The Supreme Court ended its absolutely horrific term on Thursday by sharply limiting the Environmental Protection Agency’s (EPA) ability to regulate existing power plants—a huge blow to President Joe Biden’s plans to limit climate change. This means that, within the last week, the highest court in the land has effectively said that states can force people to give birth against their will, and those children will grow up on a planet the court itself is helping to destroy. Severe weather events, like hurricanes and draughts and heat waves, are getting more severe, and people will increasingly not survive them. Oh, and more people can carry guns in public now. “Pro-life” something something!

As climate journalist Kate Aronoff put it on Twitter: “Minority rule in the United States is a threat to life on earth.”

The vote was 6-3 with Chief Justice John Roberts writing the majority opinion that limits the scope of the Clean Air Act. Justice Elena Kagan wrote the dissent, which Justices Sonia Sotomayor and Steven Breyer joined. She said: “Today, the Court strips the Environmental Protection Agency of the power Congress gave it to respond to the most pressing environmental challenge of our time.”

Kagan added: “The Court appoints itself—instead of Congress or the expert agency—the decision-maker on climate policy. I cannot think of many things more frightening.”

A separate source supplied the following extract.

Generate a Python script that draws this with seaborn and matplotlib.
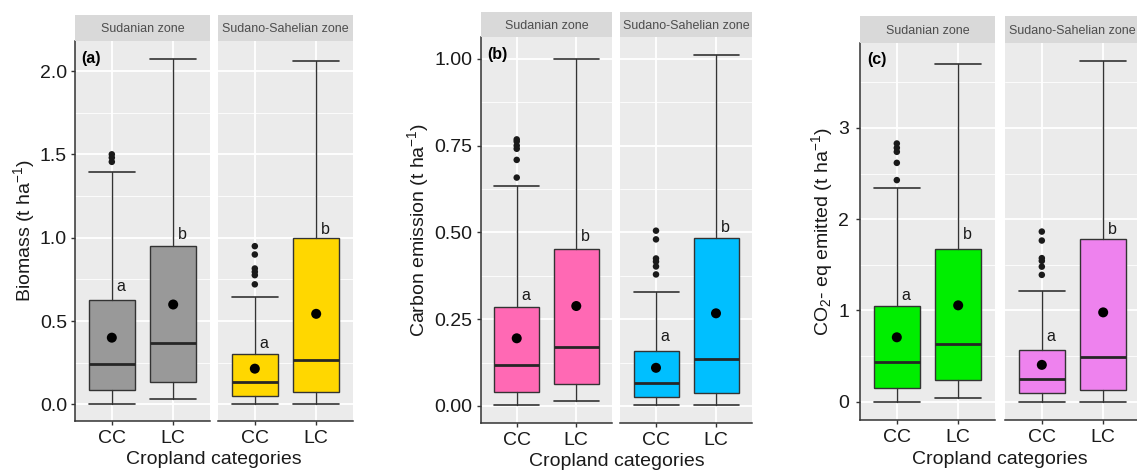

And it gets worse. Thursday’s ruling could also limit power of other government agencies, as CNN explained:

In addition, the court cut back agency authority in general invoking the so-called “major questions” doctrine—a ruling that will impact the federal government’s authority to regulate in other areas of climate policy, as well as regulation of the internet and worker safety.
The decision issued Thursday will send shockwaves across the federal government, threatening agency action that comes without clear congressional authorization.

Justice Neil Gorsuch seemed especially thrilled at the prospect of kneecapping the administrative state. “While we all agree that administrative agencies have important roles to play in a modern nation, surely none of us wishes to abandon our Republic’s promise that the people and their representatives should have a meaningful say in the laws that govern them,” he wrote.

In the context of the abortion access crisis, the court’s decision could affect the ability of agencies like the Food and Drug Administration or the Department of Health and Human Services to do much of anything to expand people’s access to abortion pills or birth control.

Now that Biden reversed course and said he supports changing the Senate filibuster to codify the protections of Roe v. Wade into federal law, it seems like Congress should get on that, ASAP.